When we were nearly ready to start, I met the captain and asked him if he had plenty of mineral water, wine, beer, Scotch whiskey and stomach bitters on hand, for there were many Chicago doctors aboard. He said he believed he had none of these in his medicine chest, for he had not expected to have more than a passenger or two, and the crew was quite healthy and did not require any medicines. I then sought Doctor Senn, our party leader, and told him of the fate that threatened the ship. He was speechless for a moment but rallied quickly and said:

“We must have these things. Let us go and buy some. Let us go immediately. One can live longer without food than without drink.”

So we hunted up a wholesale grocery and liquor store, and each bought a bottle of sherry, a bottle of Black and White and half a dozen bottles of claret. We met the captain in the store also buying MEDICINES. But we were afterward more pleased that we had put in our own stock, for there are two kinds of ship wine, one good enough to go down, the other good enough to come up. He had bought what he considered good enough to come up.

We finally cast loose at noon, one hour late, and did not get our eleven o’clock breakfast until half past two. To wait until half past two, after having trotted about almost constantly since seven, on a cup of coffee and a roll, perspiring profusely and worrying intensely for fear we might not get stowed away at all, and then suffering a shock at the sudden discovery at the last moment of the neglected state of the commissary department of the ship, was an appropriate initiation to what was in store for us. There were about eighteen of us to be fed by a steward who was not accustomed to serve more than one or two who usually served themselves; and the question was, how many of us would get anything at all? The ladies were undoubtedly “in for it,” in more ways than one. No boudoir comforts, hair dressers, manicures and ladies’ maids for them.

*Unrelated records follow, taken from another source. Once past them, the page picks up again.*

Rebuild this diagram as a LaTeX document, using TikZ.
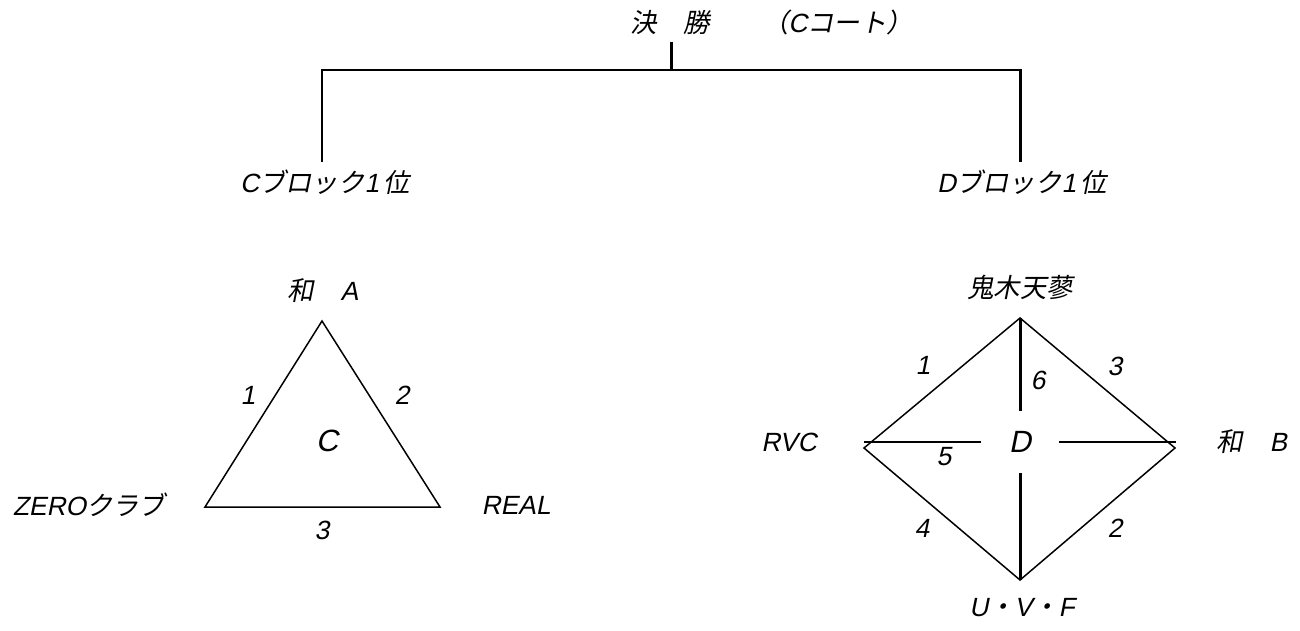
\documentclass[tikz,border=0pt]{standalone}
\usepackage{fontspec}
\newfontfamily\jpit{Noto Sans CJK JP}[FakeSlant=0.2]
\newfontfamily\latit{Liberation Sans}[FakeSlant=0.2]
\newcommand{\lt}[1]{{\latit #1}}
\usetikzlibrary{positioning}

\begin{document}
\begin{tikzpicture}[
  x=0.02cm, y=-0.02cm,
  lbl/.style={inner sep=0pt, font=\jpit\fontsize{15}{18}\selectfont},
  num/.style={inner sep=0pt, font=\latit\fontsize{15}{18}\selectfont},
  blockname/.style={inner sep=0pt, font=\latit\fontsize{17.5}{21}\selectfont},
  bar/.style={line width=1.7pt},
  edge/.style={line width=0.85pt, line join=miter}
]
\useasboundingbox (0,0) rectangle (1300,631);

% final bracket
\node[lbl, anchor=west] (final) at (630,22) {決　勝　　（\lt{C}コート）};
\coordinate (stem) at (671,42);
\coordinate (join) at (671,70);
\coordinate (cl) at (322,70);
\coordinate (dl) at (1020,70);
\coordinate (cend) at (322,162);
\coordinate (dend) at (1020,162);
\draw[bar] (stem) -- (join);
\draw[bar] (cend) -- (cl) -- (dl) -- (dend);
\node[lbl] (cwin) at (325,182) {\lt{C}ブロック\lt{1\,}位};
\node[lbl] (dwin) at (1022,182) {\lt{D}ブロック\lt{1\,}位};

% block C
\coordinate (wa) at (322,321);
\coordinate (real) at (440,507);
\coordinate (zero) at (205,507);
\draw[edge] (wa) -- (real) -- (zero) -- cycle;
\node[lbl] (waA) at (323,291) {和　\lt{A}};
\node[lbl] (zeroname) at (89,505) {\lt{ZERO}クラブ};
\node[num] (realname) at (516,505) {REAL};
\node[num] (c1) at (248,395) {1};
\node[num] (c2) at (402,395) {2};
\node[num] (c3) at (322,530) {3};
\node[blockname] (cC) at (327,441) {C};

% block D
\coordinate (oni) at (1020,318);
\coordinate (wab) at (1175,448);
\coordinate (uvf) at (1020,580);
\coordinate (rvc) at (864,448);
\draw[edge] (oni) -- (wab) -- (uvf) -- (rvc) -- cycle;
\node[blockname, minimum width=1.54cm, minimum height=1.22cm] (dD) at (1020,442) {D};
\coordinate (rvcbar) at (864,442);
\coordinate (wabbar) at (1176,442);
\draw[bar] (rvcbar) -- (dD);
\draw[bar] (wabbar) -- (dD);
\draw[bar] (oni) -- (dD);
\draw[bar] (uvf) -- (dD);
\node[lbl] (oniname) at (1020,287) {鬼木天蓼};
\node[num] (rvcname) at (789,442) {RVC};
\node[lbl] (wabname) at (1252,442) {和　\lt{B}};
\node[lbl] (uvfname) at (1022,608) {\lt{U}・\lt{V}・\lt{F}};
\node[num] (d1) at (923,365) {1};
\node[num] (d3) at (1115,366) {3};
\node[num] (d6) at (1038,380) {6};
\node[num] (d5) at (944,457) {5};
\node[num] (d4) at (922,528) {4};
\node[num] (d2) at (1115,528) {2};
\end{tikzpicture}
\end{document}
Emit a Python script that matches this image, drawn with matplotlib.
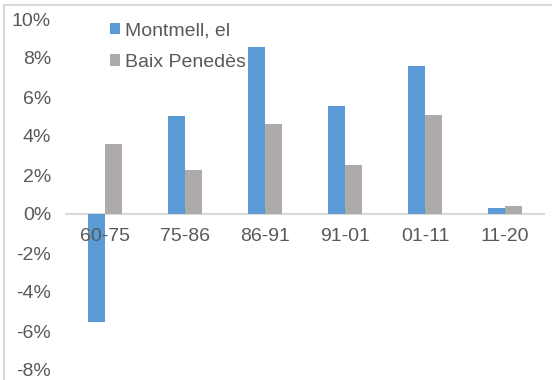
import numpy as np
import matplotlib.pyplot as plt
from matplotlib.ticker import FuncFormatter
from matplotlib.lines import Line2D

# données
periodes = ["60-75", "75-86", "86-91", "91-01", "01-11", "11-20"]
montmell = [-5.55, 5.03, 8.56, 5.54, 7.6, 0.31]
baix_penedes = [3.6, 2.26, 4.6, 2.5, 5.08, 0.41]

plt.rcParams['font.family'] = ['Liberation Sans', 'DejaVu Sans']

fig = plt.figure(figsize=(5.52, 3.8), dpi=100)
ax = fig.add_axes([65/552, 10/380, 480/552, 351/380])

x = np.arange(len(periodes))
w = 0.215
ax.bar(x - w/2, montmell, w, color="#5B9BD5", label="Montmell, el")
ax.bar(x + w/2, baix_penedes, w, color="#AEAAAA", label="Baix Penedès")

ax.set_xlim(-0.5, len(periodes) - 0.5)
ax.set_ylim(-8, 10)
ax.set_yticks(range(-8, 11, 2))
ax.yaxis.set_major_formatter(FuncFormatter(lambda v, p: f"{v:.0f}%"))
ax.axhline(0, color="#D9D9D9", linewidth=1.5, zorder=0)

for s in ax.spines.values():
    s.set_visible(False)
ax.tick_params(axis='both', length=0, labelsize=14, colors="#595959")
ax.tick_params(axis='y', pad=10)
ax.set_xticks([])
for i, lab in enumerate(periodes):
    ax.text(i, -1.15, lab, ha='center', va='center', fontsize=14, color="#595959")

ax.legend(loc="upper left", bbox_to_anchor=(92/552, 1 - 5/380), bbox_transform=fig.transFigure,
          frameon=False, fontsize=14, labelcolor="#595959", handlelength=0.55, handleheight=0.55,
          handletextpad=0.25, labelspacing=0.75)

# bordure du graphique
fig.add_artist(Line2D([4/552, 1], [1 - 5/380, 1 - 5/380], color="#D9D9D9", linewidth=1.5))
fig.add_artist(Line2D([4/552, 4/552], [0, 1 - 5/380], color="#D9D9D9", linewidth=1.5))

fig.savefig("out.png", dpi=100)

We all, however, got our breakfast down in time to have it churned by the trade-wind, which was in the ship’s quarter and which played with our little boat like a gentle, purring cat with a captive mouse. Doctor Senn and I carried iced sherry to the ladies who began to say, “Oh my!” and “Oh dear!” and “Goodness! I wish I were home,” “I’m so sick,” etc.

Pretty soon I began to sympathize with them and took a taste of the sherry myself, and lay down on my steamer chair and left the ladies to the care of Doctor Senn.

At six o’clock most of the gentlemen tasted of the dinner, and most of the ladies didn’t. But we all got to bed early and without any discoverable mishaps, consoled by the knowledge that soon after daybreak we would be in the sheltered waters of Bocas del Toro. Our little bunks had boards, plain boards, for springs, with thick comforters for mattresses and straw bags for pillows—genuine sailor luxuries. But we were glad to stay in them and on them. I wondered how it must seem to a person who had become accustomed to such a bed by years of service, to put up at a first-class hotel. I suppose that he would feel insecure and would wake up every few minutes in the night with a sensation of falling through space, and would have to feel of the soft mattress to be sure that something solid was under him.

In the morning the sea was quite rough, but I managed to get on deck just as we steamed triumphantly between the foamy reefs into the tranquil bay. Beautiful Bocas del Toro! Welcome Almirante Bay! Islas Tropicales! Haven and heaven of the seasick and suffering!

The large bay was enclosed by luxuriant tropical islands with their white fringes of foamy reefs, and the town looked bright and beautiful beneath the tropical sun and deep blue sky. Numerous little naphtha launches darted about in all directions giving a sense of festivity to the scene. At last we had found something worth coming to see. The tropics were out in all their splendor, and we forgot the other things. Had we taken the Preston we should not have seen Bocas del Toro, for her loading place was Port Limón, which I did not care to see again. Limón had fine piers, a beautiful garden and a new hospital, a trinity of artificial attractions whose origin and pedigree went back to bananas, but here were the beauties of Nature as they came from the hand of their creator.

Bocas del Toro is the chief seaport town of Panama after Colón and the City of Panama, if not before, and is the center of the banana shipping business of the republic. It is situated in the Almirante Bay, which is the northern end of the Chiriqui Lagoon, but is completely separated from the main lagoon by islands and reefs between which small boats only can pass. The channel leading into the bay is called Bocas del Tigre (Tiger’s Mouths), and the channel into the main lagoon, fifteen miles farther south, is called Bocas del Drago (Dragon’s Mouths), appropriate names for these wild and dangerous passages as we were soon to learn by experience. The lagoon between these passages is shut off from the sea by a row of islands and reefs placed closely together and surrounded and connected with breakers that reveal the hidden rocks and shallows. Beyond and south of these reefs and Bocas, the lagoon extends into the mainland, forming a body of water forty-five miles long by fifteen wide. It is a magnificent bay and is, I believe, to have a U. S. naval station, for which it is an ideal location.